Written task
Drop the images; return everything else in the listing below exactly.

* * *

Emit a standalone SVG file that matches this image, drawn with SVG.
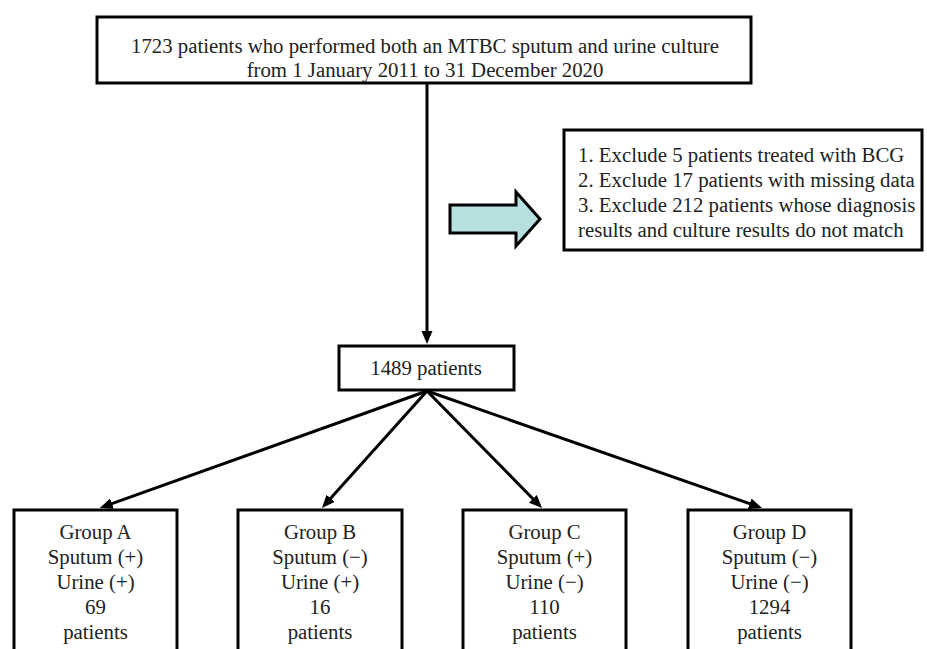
<svg xmlns="http://www.w3.org/2000/svg" width="927" height="649" viewBox="0 0 927 649">
<defs>
<style>
.box{fill:#fff;stroke:#000;stroke-width:3}
.t{font-family:"Liberation Serif","Times New Roman",serif;font-size:20.8px;fill:#222}
.c{text-anchor:middle}
.ln{stroke:#000;stroke-width:3;fill:none}
</style>
<marker id="ah" markerUnits="userSpaceOnUse" markerWidth="14" markerHeight="12" refX="9" refY="5.5" orient="auto">
<path d="M0,0 L13,5.5 L0,11 Z" fill="#000"/>
</marker>
</defs>
<rect width="927" height="649" fill="#fff"/>
<g id="connectors">
<line class="ln" x1="427" y1="83" x2="427" y2="340" marker-end="url(#ah)"/>
<line class="ln" x1="427" y1="391" x2="103.5" y2="506.7" marker-end="url(#ah)"/>
<line class="ln" x1="427" y1="391" x2="324.6" y2="505" marker-end="url(#ah)"/>
<line class="ln" x1="427" y1="391" x2="539.2" y2="505.2" marker-end="url(#ah)"/>
<line class="ln" x1="427" y1="391" x2="758.2" y2="506.7" marker-end="url(#ah)"/>
</g>
<g id="top">
<rect class="box" x="97" y="17" width="654" height="66"/>
<text class="t c" x="425" y="53">1723 patients who performed both an MTBC sputum and urine culture</text>
<text class="t c" x="425" y="77">from 1 January 2011 to 31 December 2020</text>
</g>
<g id="block-arrow">
<path d="M450,205 L516,205 L516,192 L540,219 L516,246 L516,233 L450,233 Z" fill="#b6dfe0" stroke="#000" stroke-width="3" stroke-linejoin="miter"/>
</g>
<g id="exclusion">
<rect class="box" x="564" y="130" width="358" height="120"/>
<text class="t" x="578" y="162">1. Exclude 5 patients treated with BCG</text>
<text class="t" x="578" y="187">2. Exclude 17 patients with missing data</text>
<text class="t" x="578" y="212">3. Exclude 212 patients whose diagnosis</text>
<text class="t" x="578" y="237">results and culture results do not match</text>
</g>
<g id="n1489">
<rect class="box" x="339" y="346" width="175" height="44"/>
<text class="t c" x="426" y="375">1489 patients</text>
</g>
<g id="groupA">
<rect class="box" x="14" y="510" width="163" height="160"/>
<text class="t c" x="95.5" y="539">Group A</text>
<text class="t c" x="95.5" y="564">Sputum (+)</text>
<text class="t c" x="95.5" y="589">Urine (+)</text>
<text class="t c" x="95.5" y="614">69</text>
<text class="t c" x="95.5" y="639">patients</text>
</g>
<g id="groupB">
<rect class="box" x="238" y="510" width="164" height="160"/>
<text class="t c" x="320" y="539">Group B</text>
<text class="t c" x="320" y="564">Sputum (−)</text>
<text class="t c" x="320" y="589">Urine (+)</text>
<text class="t c" x="320" y="614">16</text>
<text class="t c" x="320" y="639">patients</text>
</g>
<g id="groupC">
<rect class="box" x="463" y="510" width="163" height="160"/>
<text class="t c" x="544.5" y="539">Group C</text>
<text class="t c" x="544.5" y="564">Sputum (+)</text>
<text class="t c" x="544.5" y="589">Urine (−)</text>
<text class="t c" x="544.5" y="614">110</text>
<text class="t c" x="544.5" y="639">patients</text>
</g>
<g id="groupD">
<rect class="box" x="688" y="510" width="163" height="160"/>
<text class="t c" x="769.5" y="539">Group D</text>
<text class="t c" x="769.5" y="564">Sputum (−)</text>
<text class="t c" x="769.5" y="589">Urine (−)</text>
<text class="t c" x="769.5" y="614">1294</text>
<text class="t c" x="769.5" y="639">patients</text>
</g>
</svg>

* * *

Written solution
Emit a standalone SVG file that matches this image, drawn with SVG.
<svg xmlns="http://www.w3.org/2000/svg" width="927" height="649" viewBox="0 0 927 649">
<defs>
<style>
.box{fill:#fff;stroke:#000;stroke-width:3}
.t{font-family:"Liberation Serif","Times New Roman",serif;font-size:20.8px;fill:#222}
.c{text-anchor:middle}
.ln{stroke:#000;stroke-width:3;fill:none}
</style>
<marker id="ah" markerUnits="userSpaceOnUse" markerWidth="14" markerHeight="12" refX="9" refY="5.5" orient="auto">
<path d="M0,0 L13,5.5 L0,11 Z" fill="#000"/>
</marker>
</defs>
<rect width="927" height="649" fill="#fff"/>
<g id="connectors">
<line class="ln" x1="427" y1="83" x2="427" y2="340" marker-end="url(#ah)"/>
<line class="ln" x1="427" y1="391" x2="103.5" y2="506.7" marker-end="url(#ah)"/>
<line class="ln" x1="427" y1="391" x2="324.6" y2="505" marker-end="url(#ah)"/>
<line class="ln" x1="427" y1="391" x2="539.2" y2="505.2" marker-end="url(#ah)"/>
<line class="ln" x1="427" y1="391" x2="758.2" y2="506.7" marker-end="url(#ah)"/>
</g>
<g id="top">
<rect class="box" x="97" y="17" width="654" height="66"/>
<text class="t c" x="425" y="53">1723 patients who performed both an MTBC sputum and urine culture</text>
<text class="t c" x="425" y="77">from 1 January 2011 to 31 December 2020</text>
</g>
<g id="block-arrow">
<path d="M450,205 L516,205 L516,192 L540,219 L516,246 L516,233 L450,233 Z" fill="#b6dfe0" stroke="#000" stroke-width="3" stroke-linejoin="miter"/>
</g>
<g id="exclusion">
<rect class="box" x="564" y="130" width="358" height="120"/>
<text class="t" x="578" y="162">1. Exclude 5 patients treated with BCG</text>
<text class="t" x="578" y="187">2. Exclude 17 patients with missing data</text>
<text class="t" x="578" y="212">3. Exclude 212 patients whose diagnosis</text>
<text class="t" x="578" y="237">results and culture results do not match</text>
</g>
<g id="n1489">
<rect class="box" x="339" y="346" width="175" height="44"/>
<text class="t c" x="426" y="375">1489 patients</text>
</g>
<g id="groupA">
<rect class="box" x="14" y="510" width="163" height="160"/>
<text class="t c" x="95.5" y="539">Group A</text>
<text class="t c" x="95.5" y="564">Sputum (+)</text>
<text class="t c" x="95.5" y="589">Urine (+)</text>
<text class="t c" x="95.5" y="614">69</text>
<text class="t c" x="95.5" y="639">patients</text>
</g>
<g id="groupB">
<rect class="box" x="238" y="510" width="164" height="160"/>
<text class="t c" x="320" y="539">Group B</text>
<text class="t c" x="320" y="564">Sputum (−)</text>
<text class="t c" x="320" y="589">Urine (+)</text>
<text class="t c" x="320" y="614">16</text>
<text class="t c" x="320" y="639">patients</text>
</g>
<g id="groupC">
<rect class="box" x="463" y="510" width="163" height="160"/>
<text class="t c" x="544.5" y="539">Group C</text>
<text class="t c" x="544.5" y="564">Sputum (+)</text>
<text class="t c" x="544.5" y="589">Urine (−)</text>
<text class="t c" x="544.5" y="614">110</text>
<text class="t c" x="544.5" y="639">patients</text>
</g>
<g id="groupD">
<rect class="box" x="688" y="510" width="163" height="160"/>
<text class="t c" x="769.5" y="539">Group D</text>
<text class="t c" x="769.5" y="564">Sputum (−)</text>
<text class="t c" x="769.5" y="589">Urine (−)</text>
<text class="t c" x="769.5" y="614">1294</text>
<text class="t c" x="769.5" y="639">patients</text>
</g>
</svg>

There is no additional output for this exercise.